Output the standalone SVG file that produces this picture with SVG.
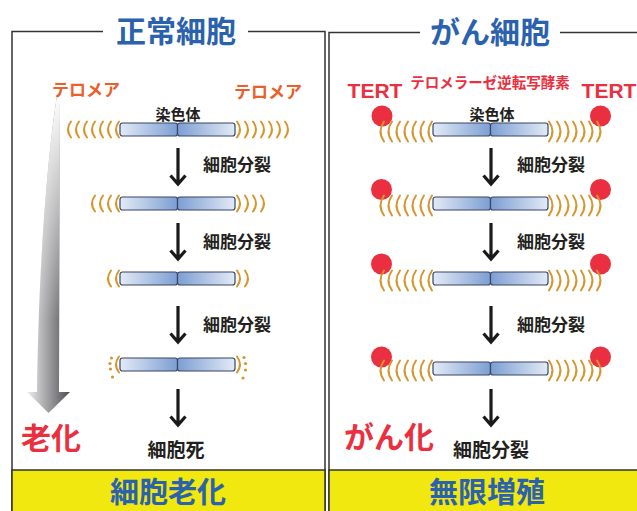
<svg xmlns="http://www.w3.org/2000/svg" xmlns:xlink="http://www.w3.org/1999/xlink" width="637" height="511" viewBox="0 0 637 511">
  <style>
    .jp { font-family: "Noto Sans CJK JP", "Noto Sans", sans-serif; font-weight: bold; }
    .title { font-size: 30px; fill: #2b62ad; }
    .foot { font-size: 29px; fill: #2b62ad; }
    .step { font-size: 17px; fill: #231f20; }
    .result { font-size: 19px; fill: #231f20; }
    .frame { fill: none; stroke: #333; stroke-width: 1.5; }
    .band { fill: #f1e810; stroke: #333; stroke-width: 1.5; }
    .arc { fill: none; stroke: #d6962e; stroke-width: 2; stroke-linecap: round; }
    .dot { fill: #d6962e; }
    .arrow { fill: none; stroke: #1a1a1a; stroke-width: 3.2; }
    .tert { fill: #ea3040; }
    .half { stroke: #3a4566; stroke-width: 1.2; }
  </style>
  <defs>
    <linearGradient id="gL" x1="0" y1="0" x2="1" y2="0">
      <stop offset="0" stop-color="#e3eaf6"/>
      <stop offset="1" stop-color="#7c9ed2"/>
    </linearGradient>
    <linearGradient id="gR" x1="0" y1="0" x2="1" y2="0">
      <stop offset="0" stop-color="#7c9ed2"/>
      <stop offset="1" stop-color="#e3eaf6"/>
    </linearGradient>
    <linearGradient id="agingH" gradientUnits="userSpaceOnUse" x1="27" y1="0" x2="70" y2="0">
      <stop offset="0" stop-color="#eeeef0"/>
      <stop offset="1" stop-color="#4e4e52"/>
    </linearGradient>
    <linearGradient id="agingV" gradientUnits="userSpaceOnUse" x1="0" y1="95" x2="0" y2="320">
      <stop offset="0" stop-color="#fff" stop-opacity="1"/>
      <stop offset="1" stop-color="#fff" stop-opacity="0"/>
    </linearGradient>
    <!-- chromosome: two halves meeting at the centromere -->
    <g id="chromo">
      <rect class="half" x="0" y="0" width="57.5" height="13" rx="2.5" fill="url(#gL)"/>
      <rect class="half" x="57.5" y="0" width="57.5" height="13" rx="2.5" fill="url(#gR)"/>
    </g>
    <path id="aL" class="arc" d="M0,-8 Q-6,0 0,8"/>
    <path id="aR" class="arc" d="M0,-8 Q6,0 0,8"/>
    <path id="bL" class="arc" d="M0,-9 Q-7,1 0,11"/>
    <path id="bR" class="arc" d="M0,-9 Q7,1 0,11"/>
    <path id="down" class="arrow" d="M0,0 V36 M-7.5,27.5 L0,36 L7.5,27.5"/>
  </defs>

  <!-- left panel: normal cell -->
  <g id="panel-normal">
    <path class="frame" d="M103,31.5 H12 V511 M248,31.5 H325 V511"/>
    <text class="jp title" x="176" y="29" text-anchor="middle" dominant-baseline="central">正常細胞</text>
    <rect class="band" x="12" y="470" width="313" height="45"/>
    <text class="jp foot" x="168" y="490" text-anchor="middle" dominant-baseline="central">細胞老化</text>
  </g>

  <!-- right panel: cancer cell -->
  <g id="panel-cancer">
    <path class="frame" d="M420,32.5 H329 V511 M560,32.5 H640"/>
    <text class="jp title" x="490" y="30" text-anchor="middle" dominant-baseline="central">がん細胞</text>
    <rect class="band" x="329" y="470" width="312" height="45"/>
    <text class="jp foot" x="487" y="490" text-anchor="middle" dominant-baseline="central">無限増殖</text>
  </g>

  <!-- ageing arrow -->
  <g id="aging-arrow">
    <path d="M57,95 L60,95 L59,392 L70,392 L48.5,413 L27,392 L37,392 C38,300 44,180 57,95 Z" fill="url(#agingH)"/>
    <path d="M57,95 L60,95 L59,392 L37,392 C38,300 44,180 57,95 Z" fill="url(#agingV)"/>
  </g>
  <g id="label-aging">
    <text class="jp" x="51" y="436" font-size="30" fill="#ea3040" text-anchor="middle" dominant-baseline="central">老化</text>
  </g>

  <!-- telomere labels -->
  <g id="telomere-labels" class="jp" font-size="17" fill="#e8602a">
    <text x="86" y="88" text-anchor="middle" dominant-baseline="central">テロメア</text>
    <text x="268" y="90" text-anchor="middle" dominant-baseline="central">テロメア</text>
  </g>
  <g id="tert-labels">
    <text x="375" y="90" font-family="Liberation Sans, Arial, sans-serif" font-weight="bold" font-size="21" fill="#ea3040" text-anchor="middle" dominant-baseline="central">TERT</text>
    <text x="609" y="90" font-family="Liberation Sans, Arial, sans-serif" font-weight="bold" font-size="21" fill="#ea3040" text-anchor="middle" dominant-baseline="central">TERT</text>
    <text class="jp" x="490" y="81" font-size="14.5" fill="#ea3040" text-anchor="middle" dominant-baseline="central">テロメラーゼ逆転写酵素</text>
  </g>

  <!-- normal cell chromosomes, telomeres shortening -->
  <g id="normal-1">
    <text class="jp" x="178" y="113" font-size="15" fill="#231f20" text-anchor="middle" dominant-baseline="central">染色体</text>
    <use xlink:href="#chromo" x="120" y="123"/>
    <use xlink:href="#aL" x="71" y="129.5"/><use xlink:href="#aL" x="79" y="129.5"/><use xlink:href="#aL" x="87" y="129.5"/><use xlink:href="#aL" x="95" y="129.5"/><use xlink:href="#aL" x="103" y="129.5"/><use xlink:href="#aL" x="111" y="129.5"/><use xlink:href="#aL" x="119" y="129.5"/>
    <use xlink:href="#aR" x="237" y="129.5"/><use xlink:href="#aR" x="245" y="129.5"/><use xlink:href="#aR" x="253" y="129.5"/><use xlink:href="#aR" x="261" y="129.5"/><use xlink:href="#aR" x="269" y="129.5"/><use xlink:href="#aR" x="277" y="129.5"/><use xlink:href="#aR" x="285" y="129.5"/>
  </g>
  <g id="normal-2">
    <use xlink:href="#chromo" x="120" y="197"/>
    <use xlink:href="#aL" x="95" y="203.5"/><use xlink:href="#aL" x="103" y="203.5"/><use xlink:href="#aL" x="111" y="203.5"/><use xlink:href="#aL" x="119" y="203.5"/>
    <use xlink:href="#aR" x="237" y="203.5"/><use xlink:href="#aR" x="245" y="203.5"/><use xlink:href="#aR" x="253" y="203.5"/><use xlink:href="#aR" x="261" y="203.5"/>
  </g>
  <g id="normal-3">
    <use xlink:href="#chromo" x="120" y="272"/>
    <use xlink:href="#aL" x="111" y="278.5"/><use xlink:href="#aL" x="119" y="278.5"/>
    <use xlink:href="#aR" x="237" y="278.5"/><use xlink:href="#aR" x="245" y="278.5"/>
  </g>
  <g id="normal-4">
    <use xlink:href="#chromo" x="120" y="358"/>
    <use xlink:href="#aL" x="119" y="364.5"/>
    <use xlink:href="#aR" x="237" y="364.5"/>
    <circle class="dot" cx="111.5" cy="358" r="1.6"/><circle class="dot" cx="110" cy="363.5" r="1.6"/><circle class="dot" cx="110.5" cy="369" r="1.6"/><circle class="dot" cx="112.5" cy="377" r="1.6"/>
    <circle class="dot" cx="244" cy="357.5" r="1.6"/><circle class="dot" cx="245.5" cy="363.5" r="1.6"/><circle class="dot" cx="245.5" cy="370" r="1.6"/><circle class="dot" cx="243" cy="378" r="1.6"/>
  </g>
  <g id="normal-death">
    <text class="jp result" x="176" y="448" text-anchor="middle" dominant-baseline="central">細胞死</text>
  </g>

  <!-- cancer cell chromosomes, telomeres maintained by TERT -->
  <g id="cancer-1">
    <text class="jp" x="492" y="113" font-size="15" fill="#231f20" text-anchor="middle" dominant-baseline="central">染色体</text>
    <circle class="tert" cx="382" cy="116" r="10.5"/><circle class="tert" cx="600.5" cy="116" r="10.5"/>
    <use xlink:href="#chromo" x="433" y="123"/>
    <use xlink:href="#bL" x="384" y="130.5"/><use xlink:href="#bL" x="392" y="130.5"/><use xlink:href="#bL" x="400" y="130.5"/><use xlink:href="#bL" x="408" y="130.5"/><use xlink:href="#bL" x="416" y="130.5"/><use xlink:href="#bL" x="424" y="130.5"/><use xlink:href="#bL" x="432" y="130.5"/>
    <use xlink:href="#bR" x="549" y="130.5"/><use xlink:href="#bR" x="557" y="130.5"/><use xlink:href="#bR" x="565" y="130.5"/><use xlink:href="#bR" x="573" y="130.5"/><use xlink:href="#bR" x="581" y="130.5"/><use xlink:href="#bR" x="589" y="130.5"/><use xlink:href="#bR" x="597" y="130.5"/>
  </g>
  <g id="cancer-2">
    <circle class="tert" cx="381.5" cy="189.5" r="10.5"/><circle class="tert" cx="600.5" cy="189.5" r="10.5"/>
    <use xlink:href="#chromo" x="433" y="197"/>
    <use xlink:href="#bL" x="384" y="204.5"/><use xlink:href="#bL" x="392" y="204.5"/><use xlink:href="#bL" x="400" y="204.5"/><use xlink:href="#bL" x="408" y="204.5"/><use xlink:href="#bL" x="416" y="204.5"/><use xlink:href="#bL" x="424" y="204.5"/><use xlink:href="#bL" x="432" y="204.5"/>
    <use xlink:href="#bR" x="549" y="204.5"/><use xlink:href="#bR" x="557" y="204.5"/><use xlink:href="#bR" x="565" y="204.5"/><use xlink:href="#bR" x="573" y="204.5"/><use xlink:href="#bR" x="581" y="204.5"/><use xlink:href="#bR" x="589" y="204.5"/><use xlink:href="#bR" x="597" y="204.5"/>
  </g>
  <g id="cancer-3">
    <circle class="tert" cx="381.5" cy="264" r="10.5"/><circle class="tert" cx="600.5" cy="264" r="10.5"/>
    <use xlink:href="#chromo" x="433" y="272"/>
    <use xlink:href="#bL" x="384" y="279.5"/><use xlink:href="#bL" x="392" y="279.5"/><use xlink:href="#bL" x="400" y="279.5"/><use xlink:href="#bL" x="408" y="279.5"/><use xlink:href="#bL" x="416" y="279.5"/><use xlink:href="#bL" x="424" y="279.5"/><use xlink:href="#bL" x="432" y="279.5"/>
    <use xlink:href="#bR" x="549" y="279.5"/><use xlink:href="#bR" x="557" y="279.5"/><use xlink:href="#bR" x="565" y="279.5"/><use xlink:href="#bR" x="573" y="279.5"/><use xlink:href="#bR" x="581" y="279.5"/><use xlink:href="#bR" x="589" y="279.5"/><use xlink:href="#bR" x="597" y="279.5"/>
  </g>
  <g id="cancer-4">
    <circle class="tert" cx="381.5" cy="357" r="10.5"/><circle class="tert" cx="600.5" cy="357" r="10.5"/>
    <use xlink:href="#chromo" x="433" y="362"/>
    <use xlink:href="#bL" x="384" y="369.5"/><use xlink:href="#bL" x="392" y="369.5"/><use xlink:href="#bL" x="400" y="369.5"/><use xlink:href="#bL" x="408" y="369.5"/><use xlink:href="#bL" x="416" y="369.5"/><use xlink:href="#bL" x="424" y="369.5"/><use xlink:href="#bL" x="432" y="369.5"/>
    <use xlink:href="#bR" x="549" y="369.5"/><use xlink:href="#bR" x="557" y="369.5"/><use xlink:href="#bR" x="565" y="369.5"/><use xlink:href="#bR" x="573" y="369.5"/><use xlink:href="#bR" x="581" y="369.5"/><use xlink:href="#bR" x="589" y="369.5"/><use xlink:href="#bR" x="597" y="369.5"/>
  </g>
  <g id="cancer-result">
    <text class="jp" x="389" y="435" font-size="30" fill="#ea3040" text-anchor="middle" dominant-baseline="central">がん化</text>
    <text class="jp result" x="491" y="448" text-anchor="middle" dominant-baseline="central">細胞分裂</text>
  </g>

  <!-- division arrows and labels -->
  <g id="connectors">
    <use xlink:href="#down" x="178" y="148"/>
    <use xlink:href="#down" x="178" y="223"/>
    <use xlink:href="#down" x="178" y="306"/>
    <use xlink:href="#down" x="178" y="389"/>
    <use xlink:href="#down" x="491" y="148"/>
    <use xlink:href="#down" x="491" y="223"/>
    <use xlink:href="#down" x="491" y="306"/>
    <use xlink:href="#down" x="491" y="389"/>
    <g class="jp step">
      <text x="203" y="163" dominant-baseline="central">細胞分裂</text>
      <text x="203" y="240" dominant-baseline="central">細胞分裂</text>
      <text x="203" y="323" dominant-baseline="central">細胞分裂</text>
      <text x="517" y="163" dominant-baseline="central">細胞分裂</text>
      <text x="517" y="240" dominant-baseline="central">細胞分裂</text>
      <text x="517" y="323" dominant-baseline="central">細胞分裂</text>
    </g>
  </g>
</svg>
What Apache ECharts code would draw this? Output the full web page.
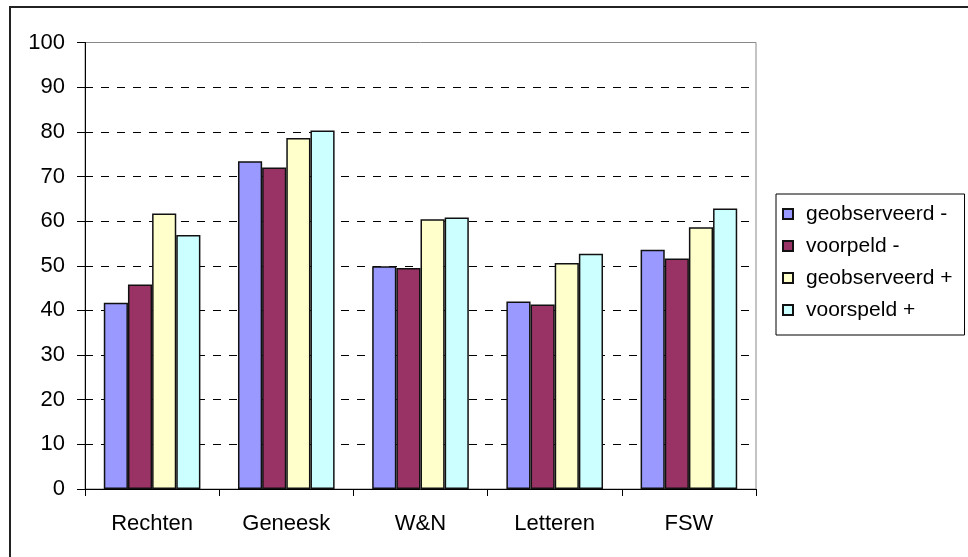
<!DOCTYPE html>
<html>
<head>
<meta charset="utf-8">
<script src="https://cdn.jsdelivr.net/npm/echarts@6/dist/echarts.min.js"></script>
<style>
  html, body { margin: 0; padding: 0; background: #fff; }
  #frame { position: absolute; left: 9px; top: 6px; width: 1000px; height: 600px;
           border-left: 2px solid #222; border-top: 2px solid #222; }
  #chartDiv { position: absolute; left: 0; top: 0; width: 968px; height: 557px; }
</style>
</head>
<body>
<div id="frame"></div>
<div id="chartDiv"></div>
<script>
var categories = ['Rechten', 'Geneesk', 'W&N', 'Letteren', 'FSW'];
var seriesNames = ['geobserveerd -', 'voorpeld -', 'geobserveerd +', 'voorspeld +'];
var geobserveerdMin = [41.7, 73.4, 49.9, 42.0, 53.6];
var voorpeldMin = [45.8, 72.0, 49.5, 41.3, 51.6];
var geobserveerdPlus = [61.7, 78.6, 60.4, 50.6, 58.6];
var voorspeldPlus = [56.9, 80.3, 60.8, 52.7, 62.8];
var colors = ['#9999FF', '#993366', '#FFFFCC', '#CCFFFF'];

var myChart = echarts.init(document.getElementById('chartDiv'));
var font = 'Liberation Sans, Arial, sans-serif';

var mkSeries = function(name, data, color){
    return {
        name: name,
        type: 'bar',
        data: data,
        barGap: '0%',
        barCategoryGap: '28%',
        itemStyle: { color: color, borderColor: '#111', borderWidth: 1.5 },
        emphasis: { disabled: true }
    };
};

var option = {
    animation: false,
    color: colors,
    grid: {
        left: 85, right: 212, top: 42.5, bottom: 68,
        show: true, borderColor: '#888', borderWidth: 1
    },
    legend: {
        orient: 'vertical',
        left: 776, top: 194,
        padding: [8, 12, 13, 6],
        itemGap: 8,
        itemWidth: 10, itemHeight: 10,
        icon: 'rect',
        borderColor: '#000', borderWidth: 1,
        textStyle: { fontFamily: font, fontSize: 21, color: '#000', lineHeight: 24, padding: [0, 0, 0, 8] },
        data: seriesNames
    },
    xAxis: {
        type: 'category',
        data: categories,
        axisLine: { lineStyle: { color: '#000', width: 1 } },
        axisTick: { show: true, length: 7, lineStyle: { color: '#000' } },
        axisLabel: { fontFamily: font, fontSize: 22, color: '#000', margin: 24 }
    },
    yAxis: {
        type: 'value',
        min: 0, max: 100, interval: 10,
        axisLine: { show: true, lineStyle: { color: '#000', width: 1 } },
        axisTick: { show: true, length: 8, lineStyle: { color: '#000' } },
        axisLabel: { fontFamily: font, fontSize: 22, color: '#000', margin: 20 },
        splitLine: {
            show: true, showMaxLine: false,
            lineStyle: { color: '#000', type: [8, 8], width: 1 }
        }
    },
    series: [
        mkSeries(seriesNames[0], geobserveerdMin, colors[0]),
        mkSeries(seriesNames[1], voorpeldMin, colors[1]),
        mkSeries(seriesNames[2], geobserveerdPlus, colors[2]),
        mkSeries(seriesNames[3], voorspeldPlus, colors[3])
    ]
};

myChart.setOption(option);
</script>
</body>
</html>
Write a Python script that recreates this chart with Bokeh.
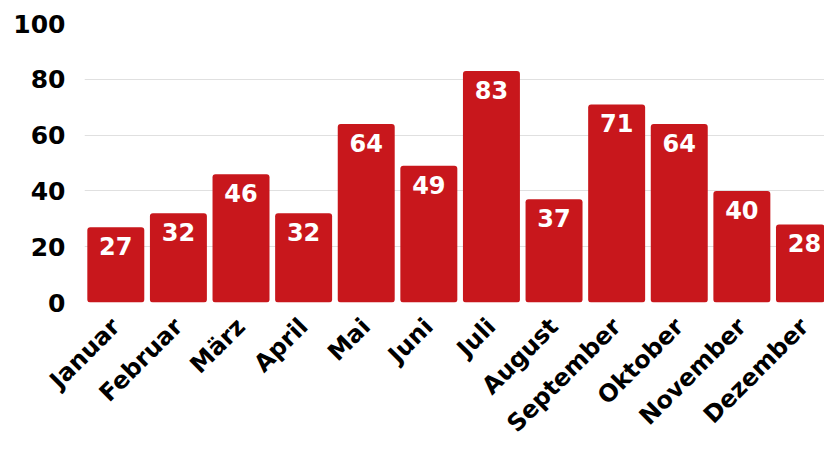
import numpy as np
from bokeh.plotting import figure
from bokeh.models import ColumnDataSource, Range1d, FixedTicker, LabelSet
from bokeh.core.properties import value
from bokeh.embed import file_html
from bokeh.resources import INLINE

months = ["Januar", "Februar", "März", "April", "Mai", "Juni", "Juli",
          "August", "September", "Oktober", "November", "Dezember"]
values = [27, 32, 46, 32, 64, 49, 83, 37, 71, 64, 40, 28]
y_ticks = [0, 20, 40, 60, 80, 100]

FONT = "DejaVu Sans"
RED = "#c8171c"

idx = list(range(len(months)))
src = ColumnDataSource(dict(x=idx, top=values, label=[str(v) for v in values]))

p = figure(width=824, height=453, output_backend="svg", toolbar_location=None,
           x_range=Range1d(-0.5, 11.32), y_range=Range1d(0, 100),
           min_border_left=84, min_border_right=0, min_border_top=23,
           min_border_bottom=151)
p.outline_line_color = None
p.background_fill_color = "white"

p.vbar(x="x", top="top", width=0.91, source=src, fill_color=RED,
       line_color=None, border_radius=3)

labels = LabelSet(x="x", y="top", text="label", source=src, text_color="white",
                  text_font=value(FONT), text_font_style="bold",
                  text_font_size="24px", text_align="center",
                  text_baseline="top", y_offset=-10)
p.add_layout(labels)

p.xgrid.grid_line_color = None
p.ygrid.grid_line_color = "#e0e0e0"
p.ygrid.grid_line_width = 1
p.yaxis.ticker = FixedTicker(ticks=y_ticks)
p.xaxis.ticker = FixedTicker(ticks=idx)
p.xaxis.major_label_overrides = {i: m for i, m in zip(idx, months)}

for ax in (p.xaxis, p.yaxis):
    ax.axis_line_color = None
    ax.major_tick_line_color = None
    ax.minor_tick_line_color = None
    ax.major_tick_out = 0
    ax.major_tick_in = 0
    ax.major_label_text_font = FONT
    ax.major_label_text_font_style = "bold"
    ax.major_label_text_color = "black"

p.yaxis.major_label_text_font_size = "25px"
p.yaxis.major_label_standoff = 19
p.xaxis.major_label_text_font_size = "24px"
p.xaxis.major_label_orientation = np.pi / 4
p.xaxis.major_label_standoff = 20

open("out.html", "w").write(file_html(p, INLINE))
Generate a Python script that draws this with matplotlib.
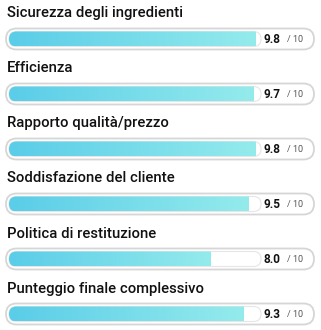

::::

**GIVEN PROBLEM:**
Keep the pictures out, and extract only the lines that begin at the one containing "Write a Python" and end at the one containing "src = ColumnDataSource(dict(x=idx, top=values, label=[str(v)", inclusive.

**ANSWER FOR THE TASK:**
Write a Python script that recreates this chart with Bokeh.
import numpy as np
from bokeh.plotting import figure
from bokeh.models import ColumnDataSource, Range1d, FixedTicker, LabelSet
from bokeh.core.properties import value
from bokeh.embed import file_html
from bokeh.resources import INLINE

months = ["Januar", "Februar", "März", "April", "Mai", "Juni", "Juli",
          "August", "September", "Oktober", "November", "Dezember"]
values = [27, 32, 46, 32, 64, 49, 83, 37, 71, 64, 40, 28]
y_ticks = [0, 20, 40, 60, 80, 100]

FONT = "DejaVu Sans"
RED = "#c8171c"

idx = list(range(len(months)))
src = ColumnDataSource(dict(x=idx, top=values, label=[str(v) for v in values]))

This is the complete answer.